Since the employer receives an income tax deduction as compensation for its universal life insurance policy premium payments, that amount is taxable to the executive.  Despite that executive taxability, however, the executive's bonused income resulting from the premium payment may be less than the imputed income under Table I.  (Remember, the Table I cost would apply if the coverage had been provided as group term life insurance.)  

Employee Cash Values Tax-Deferred

The universal life insurance policy's taxation is the same as that afforded any personally purchased life insurance policy.  Specifically, the growth on cash value is tax-deferred, and policy withdrawals are subject to FIFO tax treatment.

For an employee in a high tax bracket, the combination of these tax benefits may make a substantial difference in the amount of after-tax income received.  Consider the accumulation benefits of simple tax-deferral shown in the table below.  If an investor in a 33 percent tax bracket placed $5,000 each year into a tax-deferred account and $5,000 in a currently-taxable account simultaneously, the results would be substantial as the years wore on.

By the end of 10 years, the investor would have $9,024 more in the tax-deferred account.  Only five years later, the difference would have grown an additional $15,000 and would stand at $24,087.  It is not until 20 years and later that we see the very large differences: $51,806 after 20 years, $175,548 after 30 years, and almost a half-million dollars difference after 40 years.  

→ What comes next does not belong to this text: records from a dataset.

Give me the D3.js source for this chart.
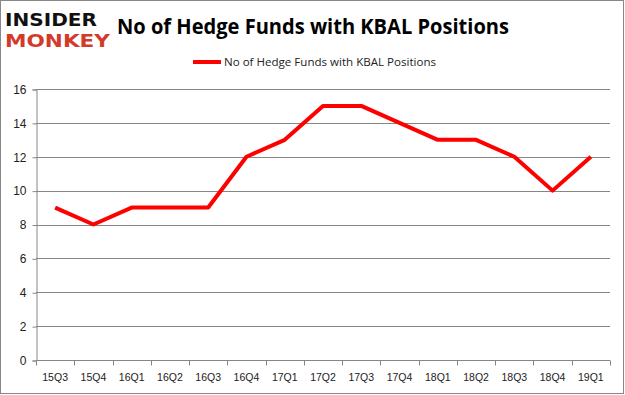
<!DOCTYPE html>
<html>
<head>
<meta charset="utf-8">
<script src="https://cdn.jsdelivr.net/npm/d3@7"></script>
<style>
  body { margin: 0; background: #fff; }
  svg { display: block; font-family: "Open Sans", "DejaVu Sans", sans-serif; }
</style>
</head>
<body>
<div id="chart"></div>
<script>
// chart data
var quarters = ["15Q3", "15Q4", "16Q1", "16Q2", "16Q3", "16Q4", "17Q1", "17Q2",
                "17Q3", "17Q4", "18Q1", "18Q2", "18Q3", "18Q4", "19Q1"];
var funds = [9, 8, 9, 9, 9, 12, 13, 15, 15, 14, 13, 13, 12, 10, 12];
var yTicks = [0, 2, 4, 6, 8, 10, 12, 14, 16];
var seriesName = "No of Hedge Funds with KBAL Positions";

var width = 625, height = 395;
var margin = { left: 36, right: 15, top: 89, bottom: 35 };

var svg = d3.select("#chart").append("svg")
    .attr("width", width)
    .attr("height", height);

// outer frame
svg.append("rect")
    .attr("x", 0.5).attr("y", 0.5)
    .attr("width", width - 2).attr("height", height - 2)
    .attr("fill", "#fff")
    .attr("stroke", "#888");

var xScale = d3.scaleBand()
    .domain(quarters)
    .range([margin.left, width - margin.right]);

var yScale = d3.scaleLinear()
    .domain([0, 16])
    .range([height - margin.bottom, margin.top]);

// gridlines
svg.append("g").selectAll("line")
    .data(yTicks)
    .enter().append("line")
    .attr("x1", margin.left)
    .attr("x2", width - margin.right)
    .attr("y1", function (d) { return Math.round(yScale(d)) + 0.5; })
    .attr("y2", function (d) { return Math.round(yScale(d)) + 0.5; })
    .attr("stroke", "#868686");

// y axis
var yAxis = d3.axisLeft(yScale).tickValues(yTicks).tickSize(4).tickPadding(6);
var gy = svg.append("g")
    .attr("transform", "translate(" + (margin.left + 0.5) + ",0.5)")
    .call(yAxis);
gy.select(".domain").attr("stroke", "#868686");
gy.selectAll(".tick line").attr("stroke", "#868686");
gy.selectAll("text").attr("font-size", 12).attr("fill", "#222")
    .attr("font-family", "'Liberation Sans', Arial, sans-serif");

// x axis, ticks between categories
var gx = svg.append("g")
    .attr("transform", "translate(0," + (Math.round(yScale(0)) + 0.5) + ")");
gx.append("line")
    .attr("x1", margin.left).attr("x2", width - margin.right)
    .attr("stroke", "#868686");
gx.selectAll(".xt")
    .data(quarters.concat(["end"]))
    .enter().append("line")
    .attr("class", "xt")
    .attr("x1", function (d, i) {
        return Math.round(i < quarters.length ? xScale(d) : xScale.range()[1]) + 0.5;
    })
    .attr("x2", function (d, i) {
        return Math.round(i < quarters.length ? xScale(d) : xScale.range()[1]) + 0.5;
    })
    .attr("y1", 0).attr("y2", 5)
    .attr("stroke", "#868686");
gx.selectAll(".xl")
    .data(quarters)
    .enter().append("text")
    .attr("class", "xl")
    .attr("x", function (d) { return xScale(d) + xScale.bandwidth() / 2; })
    .attr("y", 20)
    .attr("text-anchor", "middle")
    .attr("font-size", 10.5)
    .attr("fill", "#222")
    .attr("font-family", "'Liberation Sans', Arial, sans-serif")
    .text(function (d) { return d; });

// line
var line = d3.line()
    .x(function (d, i) { return xScale(quarters[i]) + xScale.bandwidth() / 2; })
    .y(function (d) { return yScale(d); });

svg.append("path")
    .datum(funds)
    .attr("d", line)
    .attr("fill", "none")
    .attr("stroke", "#ff0000")
    .attr("stroke-width", 4)
    .attr("stroke-linejoin", "round");

// title
svg.append("text")
    .attr("x", 117).attr("y", 34)
    .attr("font-size", 21)
    .attr("font-weight", "bold")
    .attr("textLength", 392)
    .attr("lengthAdjust", "spacingAndGlyphs")
    .text(seriesName);

// legend
svg.append("line")
    .attr("x1", 193).attr("x2", 221)
    .attr("y1", 62).attr("y2", 62)
    .attr("stroke", "#ff0000")
    .attr("stroke-width", 4);
svg.append("text")
    .attr("x", 224).attr("y", 66)
    .attr("font-size", 11)
    .attr("fill", "#222")
    .attr("textLength", 212)
    .attr("lengthAdjust", "spacingAndGlyphs")
    .text(seriesName);

// logo
svg.append("text")
    .attr("x", 5).attr("y", 26)
    .attr("font-size", 18)
    .attr("font-weight", "900")
    .attr("font-family", "'DejaVu Sans', sans-serif")
    .attr("textLength", 92)
    .attr("lengthAdjust", "spacingAndGlyphs")
    .attr("fill", "#111")
    .text("INSIDER");
svg.append("text")
    .attr("x", 5).attr("y", 47)
    .attr("font-size", 18)
    .attr("font-weight", "900")
    .attr("font-family", "'DejaVu Sans', sans-serif")
    .attr("textLength", 105)
    .attr("lengthAdjust", "spacingAndGlyphs")
    .attr("fill", "#d43a2a")
    .text("MONKEY");
</script>
</body>
</html>
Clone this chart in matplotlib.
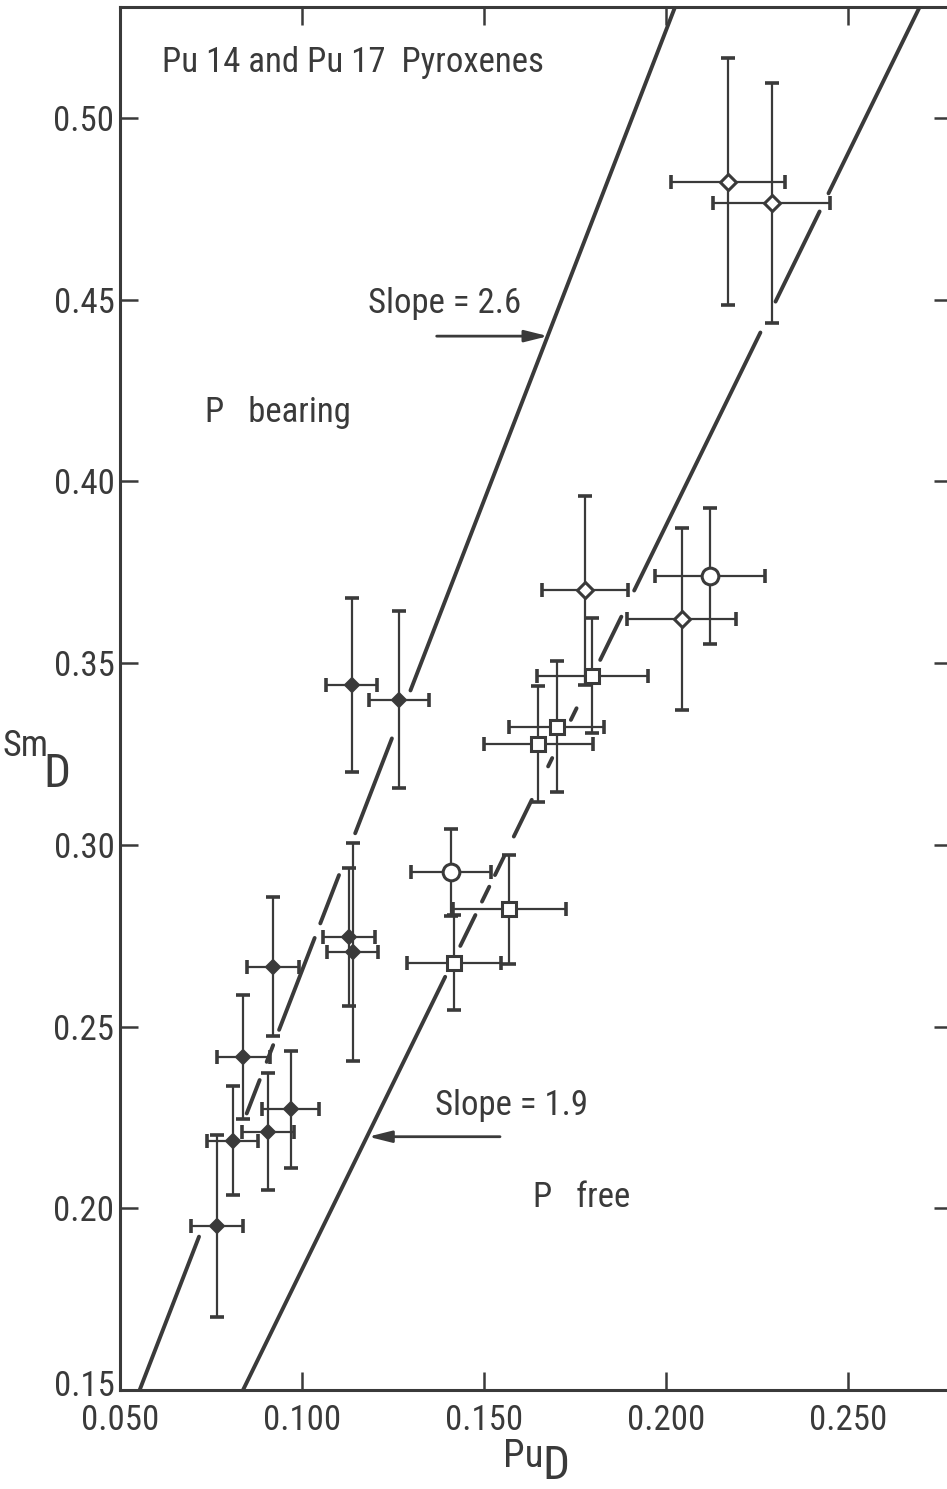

It could certainly be argued, however, that the funds in the tax-deferred account would need to be exposed to taxation before the investor could use them.  While conceding that point, the difference may still be substantial.  If the investor withdrew all of his or her funds from the tax-deferred account at the end of 20 years -- not normally the most tax-wise approach -- he or she would still be more than $12,000 ahead in the tax-deferred investment.

When we factor into the equation that the executive can access the tax-deferred universal life insurance cash values on a tax-free basis through withdrawals to basis followed by policy loans, the difference in results is even greater.

Benefits of Tax Deferral --  $5,000 Annually; 33% Tax Bracket
 End Of Year
 Tax-Deferred Accumulation at 7%
 Currently Taxable Accumulation at 7%
 $       5,350
 $     5,235
$ 115


Group carve-out plans enable an employer to overcome the substantial group term life insurance limitations that result from the various requirements that it must meet.  For the employer, the benefits of a group carve out plan include an avoidance of discrimination concerns, the providing of additional benefits without an increase in cost, the ability to choose which executives may participate and a current income tax deduction. By using a group carve-out plan, the executive's coverage provides post-retirement death benefits, tax-deferral of earnings on voluntary contributions, portability and supplemental retirement income.  

These plans provide substantial advantages to both employers and executives without any significant disadvantages.